Tougher internal and external sustainability mandates
Data centers face mounting pressure from governments, clients and stockholders to become more sustainable and energy efficient. A sustainability strategy is no longer simply a ‘nice-to-have’; in the future, it may determine whether an operator succeeds or fails. With financial firms at either end of the transaction – as both clients and providers of capital – operators will face an additional hurdle of expectations when seeking to fund future projects, particularly as pressure increases on private equity and real estate investors to make greener investments. Further, even clients shopping for data center colocation service providers are now examining ESG profiles to account for upstream Scope 2 and 3 carbon footprint.
As data center operators struggle to scale up across different geographies, they face a range of ever-stricter local and national regulatory landscapes. Many of these include increasingly rigorous sustainability and ESG financial reporting standards that will phase in over this decade.
Governments including Ireland, the Netherlands and Singapore are requiring owners and operators to submit a detailed sustainability plan before granting them approval to build a new facility or expand an existing one. Singapore, in fact, imposed a moratorium on new data center projects in 2019 and kept it in place until January 2022. Applicants for new projects must now explain how they will meet tough new standards enacted to protect the nation’s land, water and renewable energy resources.
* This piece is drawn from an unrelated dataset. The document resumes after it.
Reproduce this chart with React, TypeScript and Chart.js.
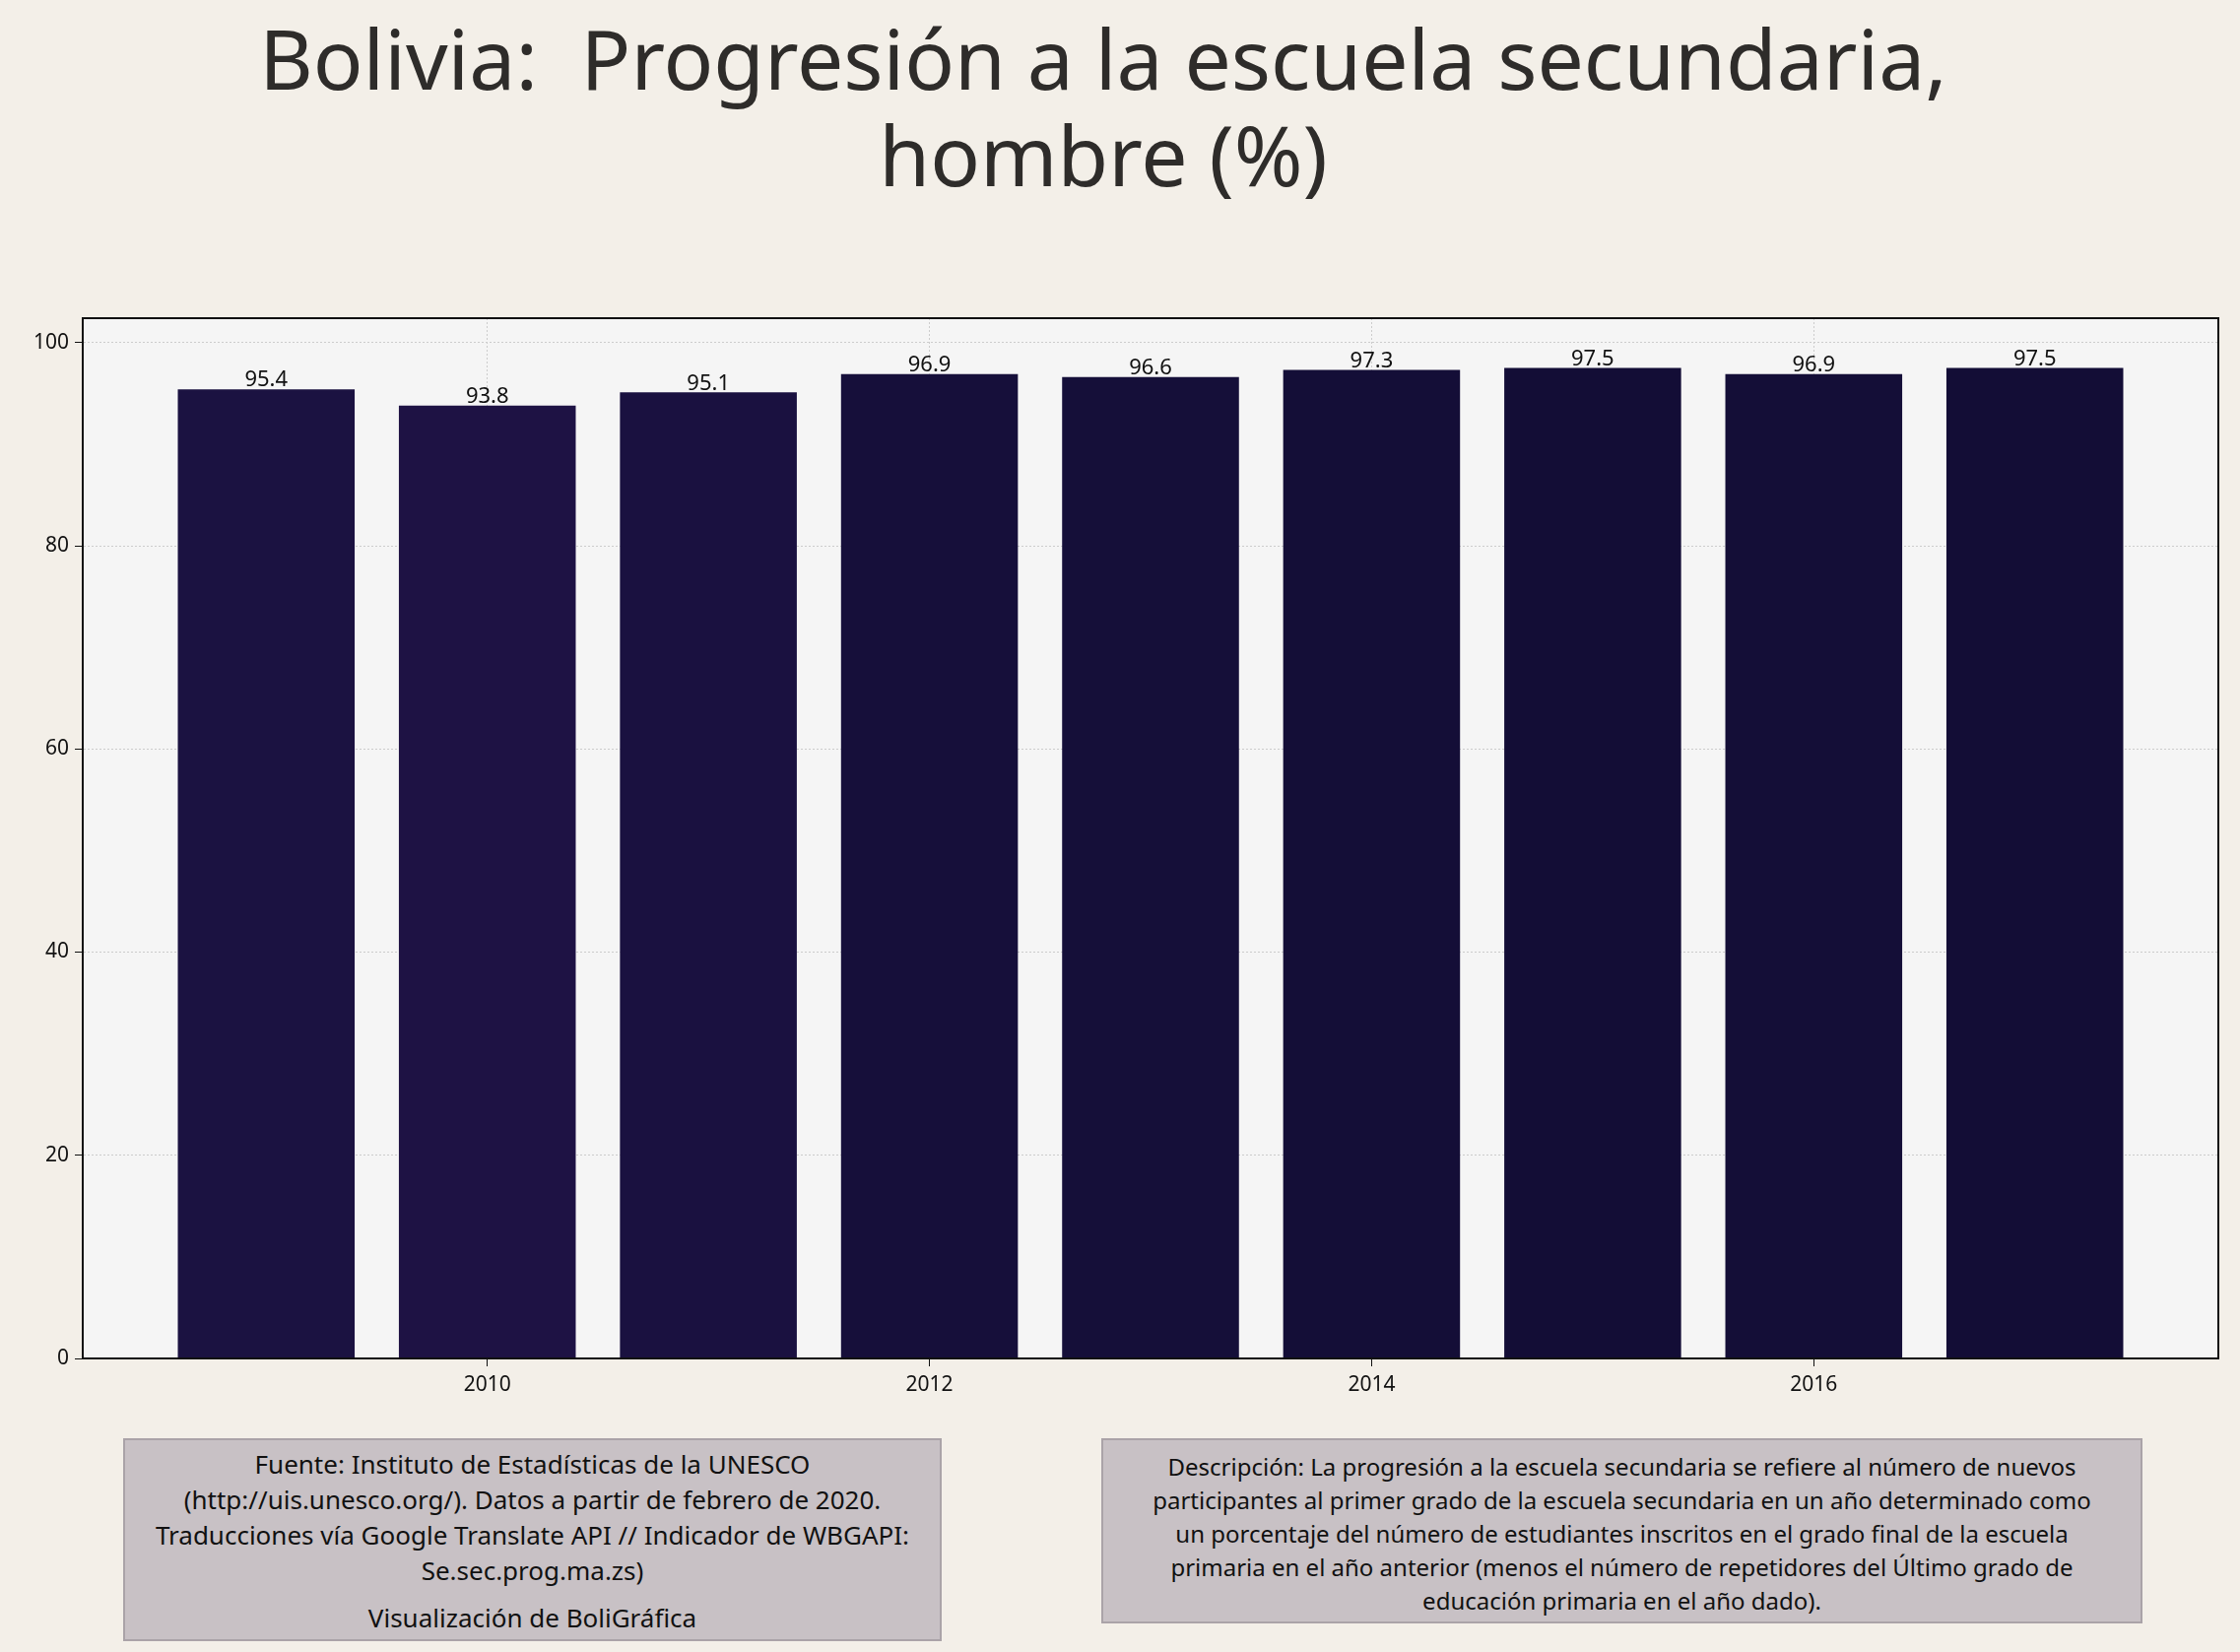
import { useEffect, useRef } from "react"
import { Chart, registerables, ChartConfiguration } from "chart.js"

Chart.register(...registerables)

const years = [2009, 2010, 2011, 2012, 2013, 2014, 2015, 2016, 2017]
const values = [95.4, 93.8, 95.1, 96.9, 96.6, 97.3, 97.5, 96.9, 97.5]
const barColors = ["#1b1241", "#1e1244", "#1a1140", "#160f3a", "#150f39", "#140e37", "#130d36", "#140e37", "#130d36"]
const xTicks = [2010, 2012, 2014, 2016]

const FONT = "'Noto Sans', sans-serif"

const frameAndLabels = {
  id: "frameAndLabels",
  afterDatasetsDraw(chart: Chart) {
    const { ctx, chartArea } = chart
    ctx.save()
    ctx.strokeStyle = "#111"
    ctx.lineWidth = 2
    ctx.strokeRect(chartArea.left, chartArea.top, chartArea.right - chartArea.left, chartArea.bottom - chartArea.top)
    const meta = chart.getDatasetMeta(0)
    ctx.fillStyle = "#111"
    ctx.font = `22px ${FONT}`
    ctx.textAlign = "center"
    ctx.textBaseline = "bottom"
    meta.data.forEach((el: any, i) => {
      ctx.fillText(values[i].toFixed(1), el.x, el.y + 2)
    })
    ctx.restore()
  },
}

const plotBg = {
  id: "plotBg",
  beforeDraw(chart: Chart) {
    const { ctx, chartArea } = chart
    ctx.save()
    ctx.fillStyle = "#f5f5f5"
    ctx.fillRect(chartArea.left, chartArea.top, chartArea.right - chartArea.left, chartArea.bottom - chartArea.top)
    ctx.restore()
  },
}

export default function App() {
  const chartRef = useRef<HTMLCanvasElement>(null)
  const chartInstance = useRef<Chart | null>(null)

  useEffect(() => {
    if (!chartRef.current) return
    if (chartInstance.current) chartInstance.current.destroy()
    const ctx = chartRef.current.getContext("2d")
    if (!ctx) return

    const config: ChartConfiguration = {
      type: "bar",
      data: {
        datasets: [
          {
            data: years.map((y, i) => ({ x: y, y: values[i] })) as any,
            backgroundColor: barColors,
            barPercentage: 0.8,
            categoryPercentage: 1,
          },
        ],
      },
      options: {
        responsive: false,
        animation: false,
        layout: { padding: { top: 323, right: 22, left: 0, bottom: 0 } },
        plugins: { legend: { display: false }, tooltip: { enabled: false } },
        scales: {
          x: {
            type: "linear",
            offset: false,
            min: 2008.17,
            max: 2017.83,
            afterFit: (s: any) => { s.height = 71 },
            afterBuildTicks: (s: any) => { s.ticks = xTicks.map((v) => ({ value: v })) },
            grid: { offset: false, color: "#cccccc", tickColor: "#111", tickLength: 8, drawTicks: true },
            border: { dash: [2, 2], color: "#111" },
            ticks: { color: "#111", font: { size: 21, family: FONT }, callback: (v: any) => String(v), padding: 6 },
          },
          y: {
            min: 0,
            max: 102.4,
            afterFit: (s: any) => { s.width = 84 },
            afterBuildTicks: (s: any) => { s.ticks = [0, 20, 40, 60, 80, 100].map((v) => ({ value: v })) },
            grid: { color: "#cccccc", tickColor: "#111", tickLength: 8 },
            border: { dash: [2, 2], color: "#111" },
            ticks: { color: "#111", font: { size: 21, family: FONT }, padding: 6 },
          },
        },
      },
      plugins: [plotBg, frameAndLabels],
    }

    chartInstance.current = new Chart(ctx, config)
    return () => {
      if (chartInstance.current) chartInstance.current.destroy()
    }
  }, [])

  const boxStyle: React.CSSProperties = {
    position: "absolute",
    background: "#c8c1c5",
    border: "2px solid #aaa3a8",
    color: "#111",
    fontFamily: FONT,
    fontSize: 26,
    lineHeight: "36px",
    textAlign: "center",
    boxSizing: "border-box",
    padding: "6px 18px",
  }

  return (
    <div style={{ position: "absolute", left: 0, top: 0, width: 2274, height: 1677, background: "#f3efe8", overflow: "hidden" }}>
      <div style={{ position: "absolute", top: 10, left: 0, width: 2240, textAlign: "center", fontFamily: FONT, fontSize: 84, lineHeight: "98px", color: "#2e2c2a" }}>
        Bolivia:&nbsp; Progresión a la escuela secundaria,<br />hombre (%)
      </div>
      <canvas ref={chartRef} width={2274} height={1450} style={{ position: "absolute", left: 0, top: 0 }} />
      <div style={{ ...boxStyle, left: 125, top: 1460, width: 831, height: 206, padding: "6px 30px" }}>
        Fuente: Instituto de Estadísticas de la UNESCO (http://uis.unesco.org/). Datos a partir de febrero de 2020. Traducciones vía Google Translate API // Indicador de WBGAPI: Se.sec.prog.ma.zs)
        <div style={{ marginTop: 12 }}>Visualización de BoliGráfica</div>
      </div>
      <div style={{ ...boxStyle, left: 1118, top: 1460, width: 1057, height: 188, fontSize: 24, lineHeight: "34px", padding: "10px 50px" }}>
        Descripción: La progresión a la escuela secundaria se refiere al número de nuevos participantes al primer grado de la escuela secundaria en un año determinado como un porcentaje del número de estudiantes inscritos en el grado final de la escuela primaria en el año anterior (menos el número de repetidores del Último grado de educación primaria en el año dado).
      </div>
    </div>
  )
}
Increasingly, governments are expecting data centers to measure and disclose their carbon footprint and demonstrate progress towards reductions. There are numerous ways to reduce carbon emissions – no one size fits all – but cost and new technologies usually factor into the equation. Among these, operators are evaluating a variety of energy optimization techniques, from control loop optimization to liquid cooling options, especially as high-performance computing (HPC) and AI/ML applications become more ubiquitous and demanding in heat dissipation requirements. Air cooling systems simply can’t keep up with the cooling needs of continually evolving, higher-density racks for these next-gen workloads.
Liquid cooling leverages the higher thermal transfer properties of special fluids, providing as much as 3,000 times the efficiency of air cooling. With more and more businesses integrating HPC applications driven by AI – which require tremendous computing power – operators are realizing that the time has arrived to seriously incorporate liquid cooling in their architecture and roadmap.
The human element: a looming talent shortage
Not least among data center challenges is a widening skills gap and the on-going ‘Great Resignation’. Some see this as a result the industry’s ineffective efforts to actively recruit and retain talent from the vocational schools over the last two decades. The industry is also dealing with an ageing workforce of subject matter experts – those qualified to teach entry-level employees – many of whom will retire within the next 10 years. Yet GenZ workers who have the skills and aptitude to pursue such a career are not seeing careers in data centers as an attractive option. Nevertheless, there are promising initiatives in the industry to source candidates from a pool of disciplined and well-qualified military veterans.
As operators develop plans for the year ahead, they should be considering strategies for scaling up intelligently, reining in OPEX and prioritizing sustainability efforts. They should also take a hard look at how they can make the profession – and their facilities – more attractive to the next generation of talent.